* _Exercise goal_
Sift the listing for lines that hold the string "this" and pull them out.

Entries with chart source code:
-- start --
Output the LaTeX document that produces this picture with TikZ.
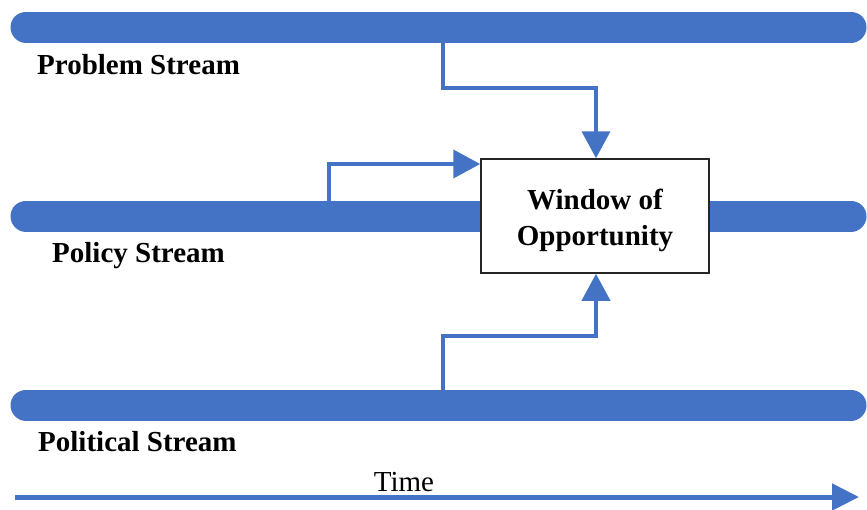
\documentclass[tikz,border=0pt]{standalone}
\usepackage{fontspec}
\setmainfont{Liberation Serif}
\usetikzlibrary{arrows.meta}
\definecolor{streamblue}{RGB}{68,114,196}
\begin{document}
\begin{tikzpicture}[x=1pt,y=-1pt,
  stream/.style={line width=31pt,line cap=round,draw=streamblue},
  feed/.style={line width=4pt,draw=streamblue,-{Triangle[length=27pt,width=28pt]}},
  label/.style={font=\fontsize{29}{34}\selectfont\bfseries,inner sep=0pt,anchor=base west},
  windowbox/.style={draw=black!85,line width=1.5pt,fill=white,minimum width=228pt,minimum height=114pt,inner sep=0pt},
  windowtext/.style={align=center,font=\fontsize{29}{36}\selectfont\bfseries,inner sep=0pt}]
\useasboundingbox (0,0) rectangle (867,509);

% the three streams
\coordinate (probL) at (26,27);   \coordinate (probR) at (851,27);
\coordinate (polL)  at (26,216);  \coordinate (polR)  at (851,216);
\coordinate (poliL) at (26,405);  \coordinate (poliR) at (851,405);
\draw[stream] (probL) -- (probR);
\draw[stream] (polL) -- (polR);
\draw[stream] (poliL) -- (poliR);

% the window where the streams meet
\node[windowbox] (win) at (595,216) {};
\node[windowtext] (wintext) at ([yshift=-4pt]win.center) {Window of\\Opportunity};

% branches feeding the window
\coordinate (probTap) at (443,27);
\coordinate (polTap)  at (329,216);
\coordinate (poliTap) at (443,405);
\draw[feed] (probTap) |- (596,88) -- (win.north -| 596,0);
\draw[feed] (polTap) |- (win.west |- 0,164);
\draw[feed] (poliTap) |- (596,336) -- (win.south -| 596,0);

% stream names
\node[label] (probT) at (37,74) {Problem Stream};
\node[label] (polT)  at (52,262) {Policy Stream};
\node[label] (poliT) at (38,451) {Political Stream};

% time axis
\coordinate (tStart) at (15,497);
\coordinate (tEnd) at (859,497);
\draw[line width=5pt,draw=streamblue,-{Triangle[length=27pt,width=26pt]}] (tStart) -- (tEnd);
\node[font=\fontsize{29}{34}\selectfont,inner sep=0pt,anchor=base] (time) at (404,491) {Time};
\end{tikzpicture}
\end{document}
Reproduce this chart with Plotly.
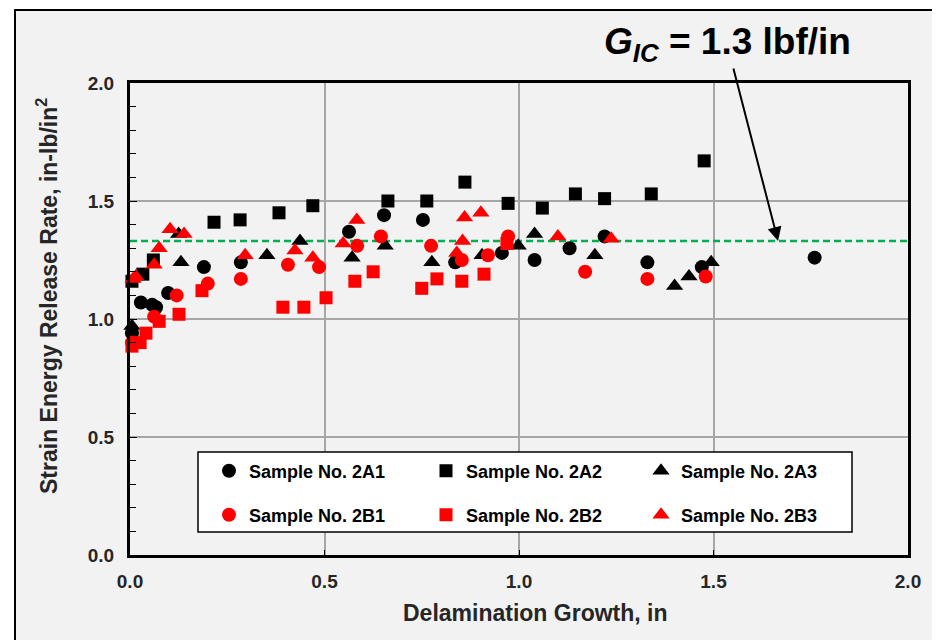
import plotly.graph_objects as go

# ---------------- data ----------------
x_2a1 = [0.005, 0.028, 0.057, 0.067, 0.098, 0.19, 0.285, 0.563, 0.653, 0.753, 0.836, 0.956, 1.04, 1.13, 1.22, 1.33, 1.47, 1.76]
y_2a1 = [0.94, 1.07, 1.06, 1.05, 1.11, 1.22, 1.24, 1.37, 1.44, 1.42, 1.24, 1.28, 1.25, 1.30, 1.35, 1.24, 1.22, 1.26]

x_2a2 = [0.005, 0.033, 0.06, 0.216, 0.283, 0.383, 0.47, 0.663, 0.763, 0.861, 0.972, 1.06, 1.145, 1.22, 1.34, 1.476]
y_2a2 = [1.16, 1.19, 1.25, 1.41, 1.42, 1.45, 1.48, 1.50, 1.50, 1.58, 1.49, 1.47, 1.53, 1.51, 1.53, 1.67]

x_2a3 = [0.005, 0.125, 0.131, 0.352, 0.437, 0.571, 0.656, 0.776, 0.905, 0.998, 1.04, 1.195, 1.40, 1.437, 1.494]
y_2a3 = [0.97, 1.36, 1.24, 1.27, 1.33, 1.26, 1.31, 1.24, 1.27, 1.31, 1.36, 1.27, 1.14, 1.18, 1.24]

x_2b1 = [0.005, 0.062, 0.12, 0.2, 0.285, 0.406, 0.486, 0.584, 0.645, 0.774, 0.853, 0.92, 0.972, 1.17, 1.33, 1.48]
y_2b1 = [0.90, 1.01, 1.10, 1.15, 1.17, 1.23, 1.22, 1.31, 1.35, 1.31, 1.25, 1.27, 1.35, 1.20, 1.17, 1.18]

x_2b2 = [0.005, 0.026, 0.041, 0.075, 0.126, 0.185, 0.393, 0.447, 0.504, 0.578, 0.625, 0.75, 0.789, 0.853, 0.91, 0.969]
y_2b2 = [0.885, 0.90, 0.94, 0.99, 1.02, 1.12, 1.05, 1.05, 1.09, 1.16, 1.20, 1.13, 1.17, 1.16, 1.19, 1.32]

x_2b3 = [0.008, 0.015, 0.062, 0.075, 0.103, 0.139, 0.296, 0.424, 0.47, 0.548, 0.583, 0.84, 0.855, 0.86, 0.902, 1.10, 1.237]
y_2b3 = [1.17, 1.18, 1.23, 1.30, 1.38, 1.36, 1.27, 1.29, 1.26, 1.32, 1.42, 1.28, 1.33, 1.43, 1.45, 1.35, 1.34]

gic_x = [0.0, 2.0]
gic_level = 1.33
gic_arrow_x = 1.666

series_names = ["Sample No. 2A1", "Sample No. 2A2", "Sample No. 2A3",
                "Sample No. 2B1", "Sample No. 2B2", "Sample No. 2B3"]
tick_vals = [0.0, 0.5, 1.0, 1.5, 2.0]

FONT = "Arial, Liberation Sans, sans-serif"
TXT = "#262626"

# the page adds an 8px body margin: work in screen pixels, convert to figure pixels
OFF = 8
W, H = 932, 632
L, R, T, B = 130 - OFF, 32, 83 - OFF, 85
pw, ph = W - L - R, H - T - B


def px_x(sx):
    return (sx - OFF - L) / pw


def px_y(sy):
    return (H - B - (sy - OFF)) / ph


fig = go.Figure()

fig.add_trace(go.Scatter(x=gic_x, y=[gic_level] * len(gic_x), mode="lines",
                         line=dict(color="#00b050", width=2.5, dash="7px,4px"),
                         showlegend=False, hoverinfo="skip"))

legend_ids = ["legend", "legend2", "legend3", "legend4", "legend5", "legend6"]
series = [
    (x_2a1, y_2a1, "circle", "black"),
    (x_2a2, y_2a2, "square", "black"),
    (x_2a3, y_2a3, "triangle-up", "black"),
    (x_2b1, y_2b1, "circle", "#ff0000"),
    (x_2b2, y_2b2, "square", "#ff0000"),
    (x_2b3, y_2b3, "triangle-up", "#ff0000"),
]
sizes = {"circle": 14, "square": 13, "triangle-up": 15}
for (xs, ys, sym, col), name, lg in zip(series, series_names, legend_ids):
    fig.add_trace(go.Scatter(x=xs, y=ys, mode="markers", name=name, legend=lg,
                             marker=dict(symbol=sym, color=col, size=sizes[sym],
                                         line=dict(width=0)),
                             cliponaxis=False))

shapes = [
    # outer frame
    dict(type="rect", xref="paper", yref="paper",
         x0=px_x(15), x1=px_x(937), y0=px_y(660), y1=px_y(10),
         fillcolor="#f2f2f2", line=dict(color="black", width=2), layer="below"),
    # legend box
    dict(type="rect", xref="paper", yref="paper",
         x0=px_x(198), x1=px_x(852), y0=px_y(532), y1=px_y(452),
         fillcolor="white", line=dict(color="black", width=1.5), layer="above"),
]

col_marker_x = [229, 446, 661]
row_y = [471, 515]
legend_layouts = {}
for i, lg in enumerate(legend_ids):
    cx = col_marker_x[i % 3]
    cy = row_y[i // 3]
    legend_layouts[lg] = dict(
        x=px_x(cx - 20), y=px_y(cy), xanchor="left", yanchor="middle",
        orientation="v", bgcolor="rgba(0,0,0,0)", borderwidth=0,
        itemwidth=30,
        font=dict(family=FONT, size=18, color="black", weight="bold"))

fig.update_layout(
    width=W, height=H,
    margin=dict(l=L, r=R, t=T, b=B),
    paper_bgcolor="white",
    plot_bgcolor="#f2f2f2",
    shapes=shapes,
    showlegend=True,
    **legend_layouts,
    xaxis=dict(range=[0, 2], tickvals=tick_vals, tickformat=".1f",
               showline=True, linecolor="black", linewidth=3, mirror=True,
               showgrid=True, gridcolor="#a6a6a6", gridwidth=1.5,
               ticks="inside", ticklen=5, tickcolor="black",
               zeroline=False, ticklabelstandoff=7,
               tickfont=dict(family=FONT, size=19, color=TXT, weight="bold")),
    yaxis=dict(range=[0, 2], tickvals=tick_vals, tickformat=".1f",
               showline=True, linecolor="black", linewidth=3, mirror=True,
               showgrid=True, gridcolor="#a6a6a6", gridwidth=1.5,
               ticks="inside", ticklen=7, tickcolor="black",
               minor=dict(dtick=0.1, ticks="inside", ticklen=6, tickcolor="black",
                          showgrid=False),
               zeroline=False, ticklabelstandoff=9,
               tickfont=dict(family=FONT, size=19, color=TXT, weight="bold")),
    annotations=[
        dict(x=gic_arrow_x, y=gic_level, xref="x", yref="y",
             text="<b><i>G</i><sub><i>IC</i></sub> = 1.3 lbf/in</b>",
             font=dict(family=FONT, size=37, color="black"),
             showarrow=True, ax=-51, ay=-197, axref="pixel", ayref="pixel",
             arrowhead=2, arrowsize=1.4, arrowwidth=2, arrowcolor="black"),
        dict(x=px_x(47), y=px_y(296), xref="paper", yref="paper",
             text="<b>Strain Energy Release Rate, in-lb/in<sup>2</sup></b>",
             textangle=-90, showarrow=False, xanchor="center", yanchor="middle",
             font=dict(family=FONT, size=23, color=TXT)),
        dict(x=px_x(535), y=px_y(613), xref="paper", yref="paper",
             text="<b>Delamination Growth, in</b>",
             showarrow=False, xanchor="center", yanchor="middle",
             font=dict(family=FONT, size=23, color=TXT)),
    ],
)

fig.write_html("out.html")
-- end --
* _Finished answer_
Output the LaTeX document that produces this picture with TikZ.
Reproduce this chart with Plotly.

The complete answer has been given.